A photo essay
Can creative placemaking — the process of engaging local residents in reimagining community spaces for the public good, with an emphasis on arts and cultural activities — help improve public safety? The research literature is limited, but organizations like the Urban Institute and Local Initiatives Support Corporation are encouraged by the potential. In Creative Placemaking and Community Safety, researchers from Urban argue that by deepening civic engagement, creative placemaking can help build collective efficacy and reduce crime.
Brownsville, Brooklyn, offers a significant test of the theory. It is a neighborhood with a reputation for toughness (“Never ran, never will” is the community’s unofficial motto). It is also a place with substantial challenges, including high rates of incarceration and low levels of trust in law enforcement.
The Brownsville Community Justice Center is a multifaceted effort to address these issues. This includes a significant investment in creative placemaking, with the help of area young people. To get a better sense of what this looks like in practice, we asked the Brownsville Community Justice Center to provide us with a snapshot of this work through the eyes of participants in the process.
The practice of “placekeeping” — creating inviting public spaces that will attract people out of their homes — is at the heart of this strategy. The Justice Center’s placekeeping work is led by young people from the neighborhood, providing them with an opportunity to become leaders, learn new skills and have a positive impact on their community. The following photo essay offers highlights of this work, with commentary from participants compiled by Alexis Takahashi, the coordinator of transformative initiatives at the Brownsville Community Justice Center.
From left: Chanel Perkins, Askyla Bennett-Banks, Asia Selby and Xander Singleton of the Brownsville Youth Leadership Council. The council engages local young people in improving safety through community service, peer-to-peer mentorship and other activities. Selby: “Brownsville is a community where people grow up way earlier than their age. That’s why we need to start the healing at a young age. We have to pave a new path other than this path of trauma.”
Community murals like this one near Belmont Avenue have brought color and vision to neighborhood walls. Bennett-Banks: “Brownsville is unlike any other community because I could walk outside right now and probably know 50 people just walking down the street. That makes me feel like, all right, this is my hood. I feel safe here most of the time. I feel good here. This is a good place to be, and it’s not as bad as everybody makes it seem. I feel like our challenges are the obstacles to being completely united and working together to elevate the community as a whole. Everyone wants to be on top. Nobody wants to move up together.”
The Marcus Garvey Youth Clubhouse is a converted shipping container that now serves as a youth community space. Perkins: “I think one of the good examples of placekeeping is the Marcus Garvey Clubhouse. Before, nobody really wanted to go there. I would walk past, but now that’s one of the safe places for that corner of the neighborhood. People know that they can go there, be safe, nobody’s going to do anything to them.”
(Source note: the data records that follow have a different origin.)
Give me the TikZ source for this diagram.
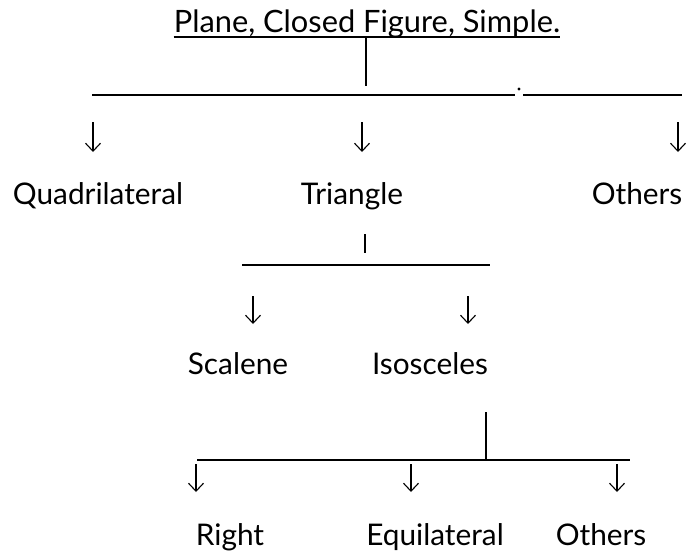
\documentclass[tikz,border=0pt]{standalone}
\usepackage{fontspec}
\setmainfont{Lato}
\usetikzlibrary{arrows.meta}
\begin{document}
\begin{tikzpicture}[x=1pt,y=-1pt,
  lbl/.style={anchor=base, inner sep=0pt, font=\fontsize{29.8}{34}\selectfont},
  ttl/.style={anchor=base, inner sep=0pt, font=\fontsize{30.8}{35}\selectfont},
  rule/.style={line width=1.6pt},
  downarrow/.style={line width=1.1pt, -{Straight Barb[length=8pt,width=15pt,line width=1.1pt]}}]
\useasboundingbox (0,0) rectangle (686,551);
% title
\node[ttl] (title) at (367,33) {Plane, Closed Figure, Simple.};
\coordinate (ulA) at ([yshift=-4pt]title.base west);
\coordinate (ulB) at ([yshift=-4pt]title.base east);
\draw[rule] (ulA) -- (ulB);
\coordinate (v1a) at (366,37);
\coordinate (v1b) at (366,86);
\draw[rule] (v1a) -- (v1b);
% first bar
\coordinate (h1a) at (92,95);
\coordinate (h1b) at (515,95);
\coordinate (h1c) at (523,95);
\coordinate (h1d) at (682,95);
\draw[rule] (h1a) -- (h1b);
\draw[rule] (h1c) -- (h1d);
\fill (519,89) circle (1.6pt);
% level 1 arrows
\coordinate (a1s) at (93,122);  \coordinate (a1e) at (93,152);
\coordinate (a2s) at (362,122); \coordinate (a2e) at (362,152);
\coordinate (a3s) at (678,122); \coordinate (a3e) at (678,152);
\draw[downarrow] (a1s) -- (a1e);
\draw[downarrow] (a2s) -- (a2e);
\draw[downarrow] (a3s) -- (a3e);
% level 1 labels
\node[lbl] (quad) at (98,204) {Quadrilateral};
\node[lbl] (tri) at (352,204) {Triangle};
\node[lbl] (oth1) at (637,204) {Others};
% triangle branch
\coordinate (v2a) at (365,234);
\coordinate (v2b) at (365,253);
\draw[rule] (v2a) -- (v2b);
\coordinate (h2a) at (242,265);
\coordinate (h2b) at (490,265);
\draw[rule] (h2a) -- (h2b);
\coordinate (b1s) at (253,296); \coordinate (b1e) at (253,324);
\coordinate (b2s) at (468,296); \coordinate (b2e) at (468,324);
\draw[downarrow] (b1s) -- (b1e);
\draw[downarrow] (b2s) -- (b2e);
\node[lbl] (scal) at (238,374) {Scalene};
\node[lbl] (isos) at (430,374) {Isosceles};
% isosceles branch
\coordinate (v3a) at (486,412);
\coordinate (v3b) at (486,460);
\draw[rule] (v3a) -- (v3b);
\coordinate (h3a) at (197,460);
\coordinate (h3b) at (630,460);
\draw[rule] (h3a) -- (h3b);
\coordinate (c1s) at (196,464); \coordinate (c1e) at (196,492);
\coordinate (c2s) at (411,464); \coordinate (c2e) at (411,492);
\coordinate (c3s) at (617,464); \coordinate (c3e) at (617,492);
\draw[downarrow] (c1s) -- (c1e);
\draw[downarrow] (c2s) -- (c2e);
\draw[downarrow] (c3s) -- (c3e);
\node[lbl] (right) at (230,545) {Right};
\node[lbl] (equi) at (435,545) {Equilateral};
\node[lbl] (oth2) at (601,545) {Others};
\end{tikzpicture}
\end{document}
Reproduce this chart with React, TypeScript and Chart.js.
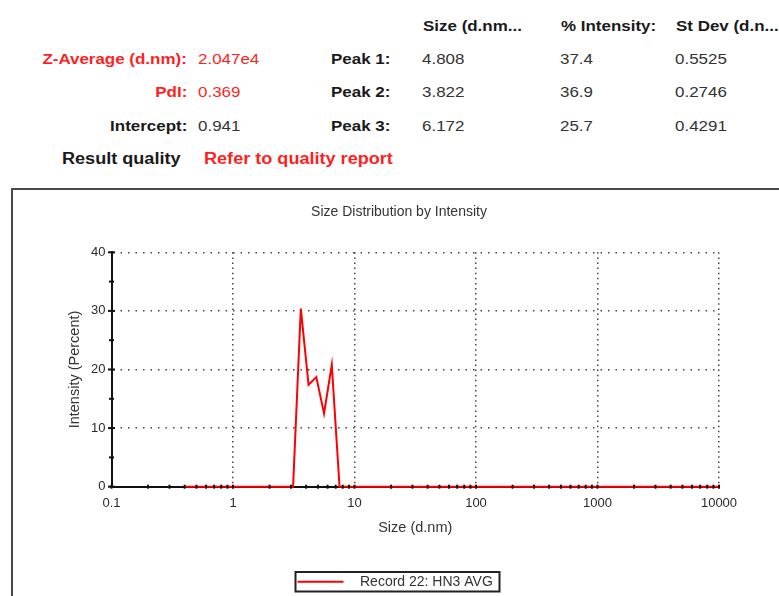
import React, { useEffect, useRef } from "react";
import { Chart, registerables } from "chart.js";

Chart.register(...registerables);

// ---------- data ----------
const sizes = [
  0.4, 0.4632, 0.5365, 0.6213, 0.7195, 0.8332, 0.9649, 1.117, 1.294, 1.499,
  1.736, 2.01, 2.328, 2.696, 3.122, 3.615, 4.187, 4.849, 5.615, 6.503,
  7.531, 8.721, 10.1, 11.7, 13.54, 15.69, 18.17, 21.04, 24.36, 28.21,
  32.67, 37.84, 43.82, 50.75, 58.77, 68.06, 78.82, 91.28, 105.7, 122.4,
  141.8, 164.2, 190.1, 220.2, 255.0, 295.3, 342.0, 396.1, 458.7, 531.2,
  615.1, 712.4, 825.0, 955.4, 1106, 1281, 1484, 1718, 1990, 2305,
  2669, 3091, 3580, 4145, 4801, 5560, 6439, 7456, 8635, 10000,
];
const intensity = [
  0, 0, 0, 0, 0, 0, 0, 0, 0, 0,
  0, 0, 0, 0, 0, 30.4, 17.4, 18.7, 12.5, 20.8,
  0, 0, 0, 0, 0, 0, 0, 0, 0, 0,
  0, 0, 0, 0, 0, 0, 0, 0, 0, 0,
  0, 0, 0, 0, 0, 0, 0, 0, 0, 0,
  0, 0, 0, 0, 0, 0, 0, 0, 0, 0,
  0, 0, 0, 0, 0, 0, 0, 0, 0, 0,
];
const xTickValues = [0.1, 1, 10, 100, 1000, 10000];
const xMinorMultipliers = [2, 3, 4, 5, 6, 7, 8, 9];
const yTickValues = [0, 10, 20, 30, 40];
const yMinorTicks = [5, 15, 25, 35];

const seriesLabel = "Record 22: HN3 AVG";
const chartTitle = "Size Distribution by Intensity";
const xTitle = "Size (d.nm)";
const yTitle = "Intensity (Percent)";

const summaryLabels = ["Z-Average (d.nm):", "PdI:", "Intercept:"];
const summaryValues = ["2.047e4", "0.369", "0.941"];
const summaryRed = [true, true, false];
const peakColumns = ["Size (d.nm...", "% Intensity:", "St Dev (d.n..."];
const peakNames = ["Peak 1:", "Peak 2:", "Peak 3:"];
const peakSizes = ["4.808", "3.822", "6.172"];
const peakIntensities = ["37.4", "36.9", "25.7"];
const peakStDevs = ["0.5525", "0.2746", "0.4291"];
const qualityLabel = "Result quality";
const qualityValue = "Refer to quality report";

// ---------- styles ----------
const FONT = '"Liberation Sans", Arial, Helvetica, sans-serif';
const RED = "#ff1f1f";
const W = 779;
const H = 596;
const ROW_Y = [59, 91.5, 125.5];
const HEAD_Y = 26;
const COL_X = [422, 560, 675];

type TxtProps = {
  x: number;
  y: number;
  align?: "left" | "right";
  size?: number;
  bold?: boolean;
  color?: string;
  children: React.ReactNode;
};

function Txt({ x, y, align = "left", size = 15, bold = false, color = "#1a1a1a", children }: TxtProps) {
  const style: React.CSSProperties = {
    position: "absolute",
    top: y,
    whiteSpace: "nowrap",
    fontFamily: FONT,
    fontSize: size,
    fontWeight: bold ? 700 : 400,
    color,
    lineHeight: 1.15,
    transform: "translateY(-50%) scaleX(1.13)",
    transformOrigin: align === "right" ? "right center" : "left center",
  };
  if (align === "right") style.right = W - x;
  else style.left = x;
  return <span style={style}>{children}</span>;
}

const axisTicksPlugin = {
  id: "axisTicks",
  afterDatasetsDraw(chart: any) {
    const { ctx } = chart;
    const xs = chart.scales.x;
    const ys = chart.scales.y;
    const x0 = xs.getPixelForValue(xTickValues[0]);
    const y0 = ys.getPixelForValue(yTickValues[0]);
    ctx.save();
    ctx.fillStyle = "#111";
    for (let i = 0; i < xTickValues.length - 1; i++) {
      for (const m of xMinorMultipliers) {
        const px = xs.getPixelForValue(xTickValues[i] * m);
        ctx.fillRect(px - 1, y0 - 2, 2, 4);
      }
    }
    for (const v of xTickValues) {
      const px = xs.getPixelForValue(v);
      ctx.fillRect(px - 1, y0 - 2, 2, 4);
    }
    for (const v of yTickValues) {
      const py = ys.getPixelForValue(v);
      ctx.fillRect(x0 - 3.5, py - 1, 7, 2);
    }
    for (const v of yMinorTicks) {
      const py = ys.getPixelForValue(v);
      ctx.fillRect(x0 - 2.5, py - 1, 5, 2);
    }
    ctx.restore();
  },
};

const boxedLegendPlugin = {
  id: "boxedLegend",
  afterDraw(chart: any, _args: any, opts: any) {
    const ds = chart.data.datasets[0];
    const { ctx } = chart;
    ctx.save();
    ctx.strokeStyle = opts.frameColor;
    ctx.lineWidth = opts.frameWidth;
    ctx.strokeRect(opts.left, opts.top, opts.width, opts.height);
    const cy = opts.top + opts.height / 2;
    ctx.strokeStyle = ds.borderColor;
    ctx.lineWidth = ds.borderWidth;
    ctx.beginPath();
    ctx.moveTo(opts.left + 2, cy);
    ctx.lineTo(opts.left + 2 + opts.lineLength, cy);
    ctx.stroke();
    ctx.fillStyle = opts.textColor;
    ctx.font = `${opts.fontSize}px ${FONT}`;
    ctx.textBaseline = "middle";
    ctx.textAlign = "left";
    ctx.fillText(ds.label, opts.left + opts.textOffset, cy + 0.5);
    ctx.restore();
  },
};

function DistributionChart() {
  const ref = useRef<HTMLCanvasElement | null>(null);
  useEffect(() => {
    if (!ref.current) return;
    const chart = new Chart(ref.current, {
      type: "line",
      data: {
        datasets: [
          {
            label: seriesLabel,
            data: sizes.map((s, i) => ({ x: s, y: intensity[i] })),
            borderColor: "#ff0000",
            backgroundColor: "#ff0000",
            borderWidth: 2,
            pointRadius: 0,
            tension: 0,
            fill: false,
            clip: false as any,
          },
        ],
      },
      options: {
        animation: false,
        responsive: false,
        events: [],
        layout: { padding: { left: 79, right: 60, top: 0, bottom: 59.3 } },
        plugins: {
          legend: { display: false },
          tooltip: { enabled: false },
          title: {
            display: true,
            text: chartTitle,
            color: "#333",
            font: { family: FONT, size: 14, weight: "normal" as any },
            padding: { top: 203.6, bottom: 31.9 },
          },
          boxedLegend: {
            left: 295.5,
            top: 572,
            width: 204,
            height: 19.5,
            frameColor: "#222",
            frameWidth: 2,
            lineLength: 46,
            textOffset: 64.5,
            textColor: "#333",
            fontSize: 14,
          },
        } as any,
        scales: {
          x: {
            type: "logarithmic",
            min: 0.1,
            max: 10000,
            afterBuildTicks: (s: any) => {
              s.ticks = xTickValues.map((v) => ({ value: v }));
            },
            afterFit: (s: any) => {
              s.height = 50;
            },
            ticks: {
              autoSkip: false,
              maxRotation: 0,
              minRotation: 0,
              padding: 9,
              color: "#2a2a2a",
              font: { family: FONT, size: 13 },
              callback: (v: any) => String(v),
            },
            grid: { drawTicks: false, color: "rgba(50,50,50,0.9)", lineWidth: 1.5 },
            border: { display: true, color: "#111", width: 2, dash: [1.5, 3.6] },
            title: {
              display: true,
              text: xTitle,
              color: "#333",
              font: { family: FONT, size: 14.5 },
              padding: { top: 0, bottom: 0 },
            },
          } as any,
          y: {
            type: "linear",
            min: 0,
            max: 40,
            afterBuildTicks: (s: any) => {
              s.ticks = yTickValues.map((v) => ({ value: v }));
            },
            afterFit: (s: any) => {
              s.width = 32.5;
            },
            ticks: {
              padding: 6,
              color: "#2a2a2a",
              font: { family: FONT, size: 13 },
              callback: (v: any) => String(v),
            },
            grid: { drawTicks: false, color: "rgba(50,50,50,0.9)", lineWidth: 1.5 },
            border: { display: true, color: "#111", width: 2, dash: [1.5, 6] },
            title: {
              display: true,
              text: yTitle,
              color: "#333",
              font: { family: FONT, size: 14.5 },
              padding: { top: -12.7, bottom: 0 },
            },
          } as any,
        },
      },
      plugins: [axisTicksPlugin, boxedLegendPlugin],
    });
    return () => chart.destroy();
  }, []);
  return (
    <canvas
      ref={ref}
      width={W}
      height={H}
      style={{ position: "absolute", left: 0, top: 0, width: W, height: H }}
    />
  );
}

export default function App() {
  useEffect(() => {
    document.body.style.margin = "0";
    document.body.style.overflow = "hidden";
  }, []);
  return (
    <div
      style={{
        position: "fixed",
        left: 0,
        top: 0,
        width: W,
        height: H,
        overflow: "hidden",
        background: "#fff",
      }}
    >
      {peakColumns.map((c, i) => (
        <Txt key={c} x={COL_X[i] + 1} y={HEAD_Y} bold>
          {c}
        </Txt>
      ))}
      {summaryLabels.map((l, i) => (
        <Txt key={l} x={187} y={ROW_Y[i]} align="right" bold color={summaryRed[i] ? RED : "#1a1a1a"}>
          {l}
        </Txt>
      ))}
      {summaryValues.map((v, i) => (
        <Txt key={"sv" + i} x={198} y={ROW_Y[i]} color={summaryRed[i] ? RED : "#333"}>
          {v}
        </Txt>
      ))}
      {peakNames.map((p, i) => (
        <Txt key={p} x={331} y={ROW_Y[i]} bold>
          {p}
        </Txt>
      ))}
      {peakSizes.map((v, i) => (
        <Txt key={"ps" + i} x={COL_X[0]} y={ROW_Y[i]} color="#333">
          {v}
        </Txt>
      ))}
      {peakIntensities.map((v, i) => (
        <Txt key={"pi" + i} x={COL_X[1]} y={ROW_Y[i]} color="#333">
          {v}
        </Txt>
      ))}
      {peakStDevs.map((v, i) => (
        <Txt key={"pd" + i} x={COL_X[2]} y={ROW_Y[i]} color="#333">
          {v}
        </Txt>
      ))}
      <Txt x={62} y={159} size={16} bold>
        {qualityLabel}
      </Txt>
      <Txt x={204} y={158.5} size={16} bold color={RED}>
        {qualityValue}
      </Txt>
      <div
        style={{
          position: "absolute",
          left: 11,
          top: 188,
          width: 900,
          height: 600,
          border: "2px solid #4a4a4a",
          boxSizing: "border-box",
        }}
      />
      <DistributionChart />
    </div>
  );
}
Singleton: “Another example of placekeeping in Brownsville is Osborn Plaza. That space used to be a dead-end parking lot, and the entire block used to have a high crime rate. The Brownsville Community Justice Center put a mural up, brought in chairs, tables and space for you to sit, a place for you to charge your phone. We made it a space for everyone to come to, so it’s not associated with crime and negative things anymore.”
Asia Selby stands outside of a mobile healing unit known as the Release and Restore Room. Selby: “We made the Release and Restore Room very comfortable. A lot of times when you’re stressed, you just need to relax. We have weighted beanbags for people to play on. We worked on colors, we worked on fabrics; we have cushioned walls. At one event on Osborn Plaza, we had the Release and Restore Room and a telephone with little sticky notes where we wanted kids to write down how they were feeling or speak into the phone as if they’re in another world. There was this kid who came off as quiet, but we interacted with him, and he opened up and had a lot to say. The mother said, ‘My kid doesn’t interact so much,’ but the kid said and wrote a lot.”
Children’s book author Danielle Fairbairn-Bland reads at one of the Watkins Plaza Open Streets Activations, which occur throughout the summer. Perkins: “We grow up learning don’t talk to strangers, but with the healing activations, it helps show people that sometimes strangers, especially in your neighborhood, are just friends you haven’t met yet.”